Mientras los Ross otean la realidad persiguiendo signos de vida afectiva, Sean Price Williams demuestra en The Sweet East una cierta debilidad por las muestras de patetismo que abundan en la América contemporánea. La ópera prima del director de fotografía de The Color Wheel y Good Time se inaugura con un viaje estudiantil que parece la versión sarcástica de una comedia juvenil ochentera, a lo Porky’s. A un chaval le da por soltar una soflama ultraconservadora –“¡El sur se alzará de nuevo!”–, pero la cámara prefiere centrarse en la figura de la desubicada Lillian (Talia Ryder), que durante los prometedores títulos de crédito iniciales canta en primer plano, y frente a un espejo, una tonadilla que parece sacada de un film de Jacques Demy, Por desgracia, el encantamiento de esta apertura se disuelve rápidamente en una montaña rusa de situaciones absurdas, en las que Lillian –que podría llamarse Alicia, por su capacidad para atravesar espejos, o Lolita, por sus afectadas estrategias de seducción– intima con una delirante troupe de elementos subversivos: un tribu de artivistas punk, un petulante y muy conservador profesor de universidad (magnífico Simon Rex, como un Humbert de pacotilla), unos cineastas pedantes o unos islamistas fanáticos del techno.

Williams y su guionista, el excelente crítico Nick Pinkerton, buscan exorcizar el caos ideológico en el que se encuentra sumida la América actual, y para ello toman como modelo algunos emblemas del cine estadounidense de culto. Del lado político, The Sweet East hereda el gusto por el delirio grotesco de Putney Swope, la película de 1969 en la que Robert Downey Sr. ridiculizó la América corporativa; mientras que, en términos narrativos, el referente podría ser la descontrolada reacción en cadena de Jo, ¡qué noche!, una de las películas menos conocidas y más influyentes de Martin Scorsese.

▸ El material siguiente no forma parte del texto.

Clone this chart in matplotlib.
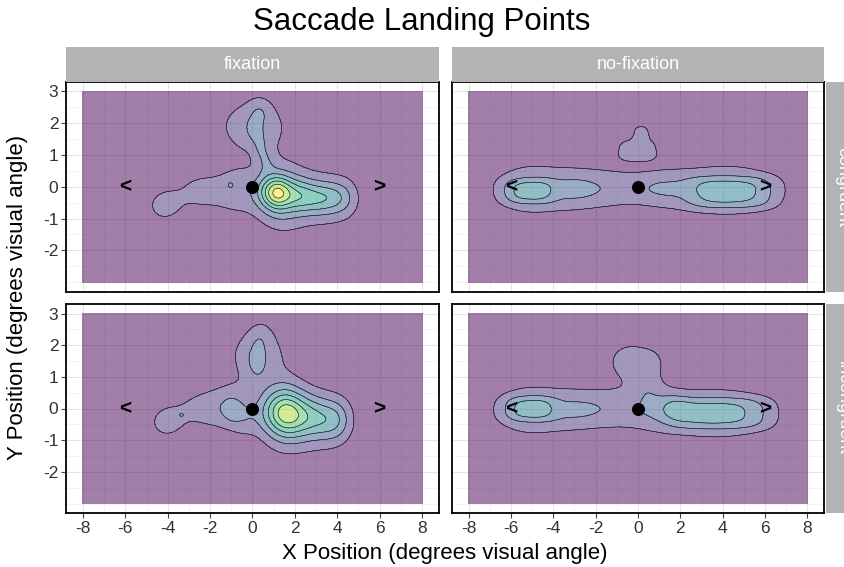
import numpy as np
import matplotlib
matplotlib.use("Agg")
import matplotlib.pyplot as plt
from matplotlib.colors import to_rgba

plt.rcParams['font.family'] = ['Liberation Sans', 'DejaVu Sans']

# ---------------- data ----------------
col_labels = ['fixation', 'no-fixation']
row_labels = ['congruent', 'incongruent']
x_ticks = [-8, -6, -4, -2, 0, 2, 4, 6, 8]
y_ticks = [-2, -1, 0, 1, 2, 3]
fix_x = [0]
fix_y = [0]
target_x = [-6, 6]
target_y = [0, 0]
target_labels = ['<', '>']

# density contour breaks (shared by all panels)
density_breaks = [1, 2, 3, 4, 5, 6, 7]

# landing density read from the picture as blobs:
# centre (cx, cy), spread (sx, sy), height h, flatness p (2 = gaussian)
# fixation / congruent
fc_cx = [1.15, 0.6, 1.2, 1.8, 2.4, 3.0, 3.6, 4.2, 1.3, 3.5, 4.5, -0.7, -2.4, -4.2, -1.05, 0.05, 0.35, 0.05, 0.35, 0.65]
fc_cy = [-0.18, -0.15, -0.2, -0.25, -0.3, -0.35, -0.35, -0.35, -0.3, -0.4, -0.35, -0.1, -0.15, -0.6, 0.07, 1.9, 2.45, 1.75, 1.25, 0.8]
fc_sx = [0.4, 0.4, 0.4, 0.4, 0.4, 0.4, 0.4, 0.4, 0.9, 1.2, 0.5, 0.7, 1.0, 0.6, 0.15, 1.15, 0.4, 0.22, 0.25, 0.3]
fc_sy = [0.35, 0.35, 0.35, 0.35, 0.35, 0.35, 0.35, 0.35, 0.75, 0.8, 0.45, 0.6, 0.5, 0.38, 0.1, 0.6, 0.3, 0.25, 0.3, 0.3]
fc_h = [2.6, 1.5, 1.3, 1.7, 1.85, 1.75, 1.6, 1.0, 2.4, 1.2, 0.5, 1.2, 1.3, 1.35, 0.55, 1.85, 0.8, 0.5, 0.85, 0.95]
fc_p = [2] * 20

# fixation / incongruent
fi_cx = [1.55, 0.7, 1.3, 1.9, 2.5, 3.1, 3.7, 4.2, 1.5, 3.4, -0.9, -1.0, -0.35, -2.3, -4.1, -3.34, 0.25, 0.2, 0.4, 1.5]
fi_cy = [-0.15, -0.1, -0.15, -0.2, -0.25, -0.3, -0.35, -0.35, -0.3, -0.4, 0.05, -0.05, -0.35, 0.0, -0.45, -0.2, 1.7, 1.42, 2.35, 0.45]
fi_sx = [0.5, 0.4, 0.4, 0.4, 0.4, 0.4, 0.4, 0.4, 0.9, 1.2, 0.75, 0.28, 0.5, 1.1, 0.6, 0.15, 1.05, 0.35, 0.4, 0.7]
fi_sy = [0.45, 0.45, 0.45, 0.45, 0.45, 0.45, 0.45, 0.45, 0.75, 0.8, 0.55, 0.28, 0.4, 0.5, 0.38, 0.08, 0.65, 0.45, 0.32, 0.45]
fi_h = [1.2, 1.0, 1.6, 1.8, 1.7, 1.6, 1.5, 1.0, 2.3, 1.2, 1.2, 0.55, 0.75, 1.3, 1.3, 0.9, 1.6, 0.9, 0.7, 0.6]
fi_p = [2] * 20

# no-fixation / congruent
nc_cx = [-5.0, -5.15, -3.0, -1.6, 1.1, 4.2, 4.4, -0.03, 0.15]
nc_cy = [-0.08, -0.14, -0.08, -0.05, -0.05, -0.1, -0.18, 1.16, 1.7]
nc_sx = [1.5, 0.95, 0.8, 1.3, 1.1, 2.2, 1.7, 0.85, 0.33]
nc_sy = [0.62, 0.3, 0.4, 0.5, 0.4, 0.65, 0.42, 0.3, 0.2]
nc_h = [1.9, 1.7, 0.75, 1.5, 1.3, 1.9, 1.6, 1.55, 1.5]
nc_p = [2, 3, 2, 2, 2, 2, 4, 3, 2.5]

# no-fixation / incongruent
ni_cx = [-5.0, -5.1, -3.0, -1.6, 0.9, 3.7, 3.9, 1.7, -0.3, 0.45, 0.7]
ni_cy = [-0.05, 0.0, -0.05, 0.0, -0.05, -0.15, -0.15, 0.0, 1.5, 0.7, 1.45]
ni_sx = [1.5, 0.95, 0.8, 1.3, 1.0, 2.3, 1.9, 0.5, 0.85, 0.55, 0.4]
ni_sy = [0.62, 0.3, 0.4, 0.5, 0.45, 0.65, 0.42, 0.3, 0.45, 0.35, 0.3]
ni_h = [1.9, 1.7, 0.6, 1.5, 1.0, 1.9, 1.5, 1.0, 1.65, 0.9, 0.7]
ni_p = [2, 3, 2, 2, 2, 2, 4, 2, 2, 2, 2]

panels = {
    (0, 0): (fc_cx, fc_cy, fc_sx, fc_sy, fc_h, fc_p),
    (0, 1): (nc_cx, nc_cy, nc_sx, nc_sy, nc_h, nc_p),
    (1, 0): (fi_cx, fi_cy, fi_sx, fi_sy, fi_h, fi_p),
    (1, 1): (ni_cx, ni_cy, ni_sx, ni_sy, ni_h, ni_p),
}

# ---------------- figure ----------------
W, H = 845, 567
fig = plt.figure(figsize=(W / 100, H / 100), dpi=100)

def fx(px):
    return px / W

def fy(py):
    return 1 - py / H

col_x = [(66, 439), (451.7, 824.3)]
row_y = [(81.7, 291.7), (304, 513)]

gx = np.linspace(-8, 8, 401)
gy = np.linspace(-3, 3, 181)
GX, GY = np.meshgrid(gx, gy)

n_bands = len(density_breaks) + 1
cmap = plt.get_cmap('viridis')
band_colors = [to_rgba(cmap(i / (n_bands - 1)), 0.5) for i in range(n_bands)]
levels = [-1.0] + density_breaks + [1e6]

strip_col = '#B3B3B3'

for (r, c), (cx, cy, sx, sy, h, pp) in panels.items():
    x0, x1 = col_x[c]
    y0, y1 = row_y[r]
    ax = fig.add_axes([fx(x0), fy(y1), fx(x1) - fx(x0), fy(y0) - fy(y1)])
    Z = np.zeros_like(GX)
    for a, b, s1, s2, hh, p in zip(cx, cy, sx, sy, h, pp):
        Z += hh * np.exp(-0.5 * (np.abs((GX - a) / s1) ** p +
                                 np.abs((GY - b) / s2) ** p))
    ax.contourf(GX, GY, Z, levels=levels, colors=band_colors, zorder=1)
    ax.contour(GX, GY, Z, levels=density_breaks, colors='#1a1a1a',
               linewidths=0.45, zorder=2)
    ax.scatter(fix_x, fix_y, s=70, color='black', zorder=4)
    for tx, ty, tl in zip(target_x, target_y, target_labels):
        ax.text(tx, ty, tl, fontsize=15, fontweight='bold', ha='center',
                va='center', zorder=4)
    ax.set_xlim(-8.8, 8.8)
    ax.set_ylim(-3.3, 3.3)
    ax.set_xticks(x_ticks)
    ax.set_yticks(y_ticks)
    ax.set_xticks(np.arange(-7, 8, 2), minor=True)
    ax.set_yticks(np.arange(-3, 3.01, 0.5), minor=True)
    ax.set_axisbelow(True)
    ax.grid(True, which='major', color='#E5E5E5', linewidth=0.8, zorder=0)
    ax.grid(True, which='minor', color='#EFEFEF', linewidth=0.5, zorder=0)
    ax.tick_params(which='minor', length=0)
    ax.tick_params(which='major', length=3.5, width=0.8, color='#444444',
                   labelsize=12.5, labelcolor='#333333', pad=2)
    if r == 0:
        ax.set_xticklabels([])
        ax.tick_params(axis='x', length=0)
    else:
        ax.set_xticklabels([str(v) for v in x_ticks])
    if c == 1:
        ax.set_yticklabels([])
        ax.tick_params(axis='y', length=0)
    else:
        ax.set_yticklabels([str(v) for v in y_ticks])
    for sp in ax.spines.values():
        sp.set_color('black')
        sp.set_linewidth(1.3)
        sp.set_zorder(5)

    if r == 0:
        sax = fig.add_axes([fx(x0), fy(81.7), fx(x1) - fx(x0), fy(47) - fy(81.7)])
        sax.set_facecolor(strip_col)
        sax.set_xticks([]); sax.set_yticks([])
        for sp in sax.spines.values():
            sp.set_visible(False)
        sax.text(0.5, 0.5, col_labels[c], color='white', fontsize=13,
                 ha='center', va='center', transform=sax.transAxes)
    if c == 1:
        rax = fig.add_axes([fx(826), fy(y1), fx(860) - fx(826), fy(y0) - fy(y1)])
        rax.set_facecolor(strip_col)
        rax.set_xticks([]); rax.set_yticks([])
        for sp in rax.spines.values():
            sp.set_visible(False)
        rax.text(0.5, 0.5, row_labels[r], color='white', fontsize=13,
                 ha='center', va='center', rotation=-90,
                 transform=rax.transAxes)

fig.text(fx(421.5), fy(22), 'Saccade Landing Points', fontsize=22.5,
         ha='center', va='center')
fig.text(fx(445), fy(553), 'X Position (degrees visual angle)', fontsize=16,
         ha='center', va='center')
fig.text(fx(18), fy(297), 'Y Position (degrees visual angle)', fontsize=16,
         ha='center', va='center', rotation=90)

fig.savefig('out.png', dpi=100)
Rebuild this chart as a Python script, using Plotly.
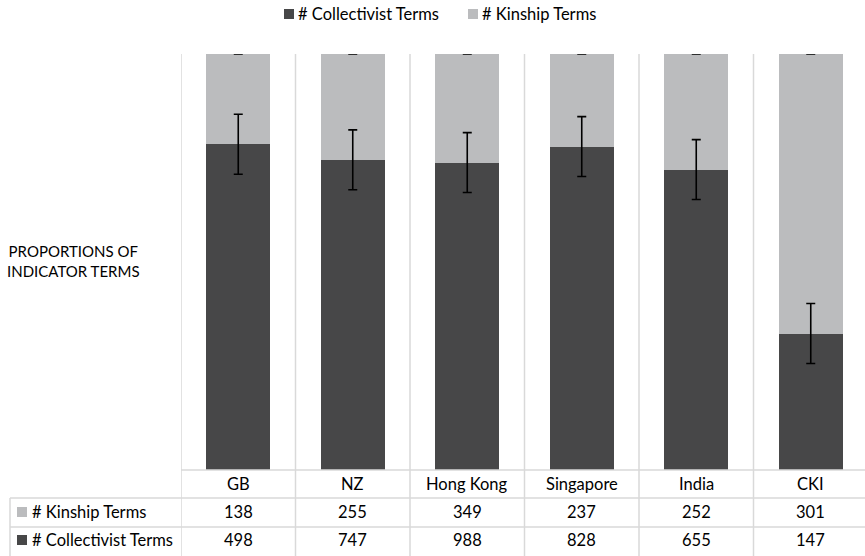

Así, entre chistes escatológicos y otras provocaciones inofensivas (el epíteto favorito de Lillian es “retrasado”), The Sweet East perfila el retrato de una nación perdida entre la irreverencia infantiloide, los extremismos disparatados y la masculinidad tóxica. Un cóctel hilarante que Williams y Pinkerton bañan, a la manera de Jean-Luc Godard, en una emulsión de pop, serie B y verborrea trufada de referencias cultas a Upton Sinclair, Edgar Alan Poe y la historiografía yanki. A la postre, The Sweet East deja muestras sobradas del ingenio de sus creadores, pero su descarada desafección limita tanto su alcance emocional como su empuje político.